EXERCISE GOAL: Write out the material again exactly, please, and omit the pictures.

DATA PROVIDED:
+-------+

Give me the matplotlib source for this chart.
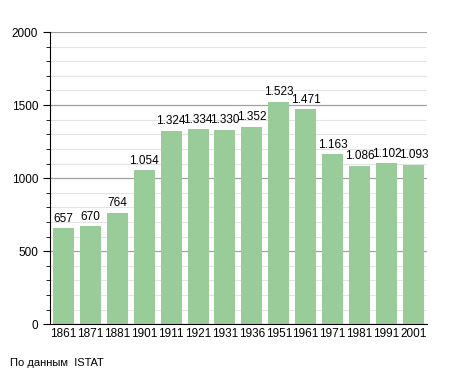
import matplotlib.pyplot as plt
from matplotlib.ticker import MultipleLocator

years = ['1861', '1871', '1881', '1901', '1911', '1921', '1931',
         '1936', '1951', '1961', '1971', '1981', '1991', '2001']
population = [657, 670, 764, 1054, 1324, 1334, 1330,
              1352, 1523, 1471, 1163, 1086, 1102, 1093]
labels = ['657', '670', '764', '1.054', '1.324', '1.334', '1.330',
          '1.352', '1.523', '1.471', '1.163', '1.086', '1.102', '1.093']

plt.rcParams['font.family'] = ['Liberation Sans', 'DejaVu Sans']

fig = plt.figure(figsize=(4.55, 3.73), dpi=100)
ax = fig.add_axes([0.11, 0.131, 0.828, 0.783])

ax.yaxis.set_major_locator(MultipleLocator(500))
ax.yaxis.set_minor_locator(MultipleLocator(100))
ax.grid(which='major', axis='y', color='#a0a0a0', linewidth=0.9)
ax.grid(which='minor', axis='y', color='#e4e4e4', linewidth=0.8)
ax.set_axisbelow(True)

x = range(len(years))
ax.bar(x, population, width=0.78, color='#99cc99')
for i, v in enumerate(population):
    ax.text(i, v + 25, labels[i], ha='center', va='bottom', fontsize=8.5)

ax.set_xlim(-0.5, len(years) - 0.5)
ax.set_ylim(0, 2000)
ax.set_xticks(list(x))
ax.set_xticklabels(years, fontsize=8.5)
ax.tick_params(axis='x', length=0, pad=3)
ax.tick_params(axis='y', which='major', labelsize=8.5, length=5)
ax.tick_params(axis='y', which='minor', length=3)

for s in ['top', 'right']:
    ax.spines[s].set_visible(False)

fig.text(0.022, 0.02, 'По данным  ISTAT', fontsize=8)

plt.savefig('out.png', dpi=100)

+-------+

WRITTEN RESPONSE:
Give me the matplotlib source for this chart.
import matplotlib.pyplot as plt
from matplotlib.ticker import MultipleLocator

years = ['1861', '1871', '1881', '1901', '1911', '1921', '1931',
         '1936', '1951', '1961', '1971', '1981', '1991', '2001']
population = [657, 670, 764, 1054, 1324, 1334, 1330,
              1352, 1523, 1471, 1163, 1086, 1102, 1093]
labels = ['657', '670', '764', '1.054', '1.324', '1.334', '1.330',
          '1.352', '1.523', '1.471', '1.163', '1.086', '1.102', '1.093']

plt.rcParams['font.family'] = ['Liberation Sans', 'DejaVu Sans']

fig = plt.figure(figsize=(4.55, 3.73), dpi=100)
ax = fig.add_axes([0.11, 0.131, 0.828, 0.783])

ax.yaxis.set_major_locator(MultipleLocator(500))
ax.yaxis.set_minor_locator(MultipleLocator(100))
ax.grid(which='major', axis='y', color='#a0a0a0', linewidth=0.9)
ax.grid(which='minor', axis='y', color='#e4e4e4', linewidth=0.8)
ax.set_axisbelow(True)

x = range(len(years))
ax.bar(x, population, width=0.78, color='#99cc99')
for i, v in enumerate(population):
    ax.text(i, v + 25, labels[i], ha='center', va='bottom', fontsize=8.5)

ax.set_xlim(-0.5, len(years) - 0.5)
ax.set_ylim(0, 2000)
ax.set_xticks(list(x))
ax.set_xticklabels(years, fontsize=8.5)
ax.tick_params(axis='x', length=0, pad=3)
ax.tick_params(axis='y', which='major', labelsize=8.5, length=5)
ax.tick_params(axis='y', which='minor', length=3)

for s in ['top', 'right']:
    ax.spines[s].set_visible(False)

fig.text(0.022, 0.02, 'По данным  ISTAT', fontsize=8)

plt.savefig('out.png', dpi=100)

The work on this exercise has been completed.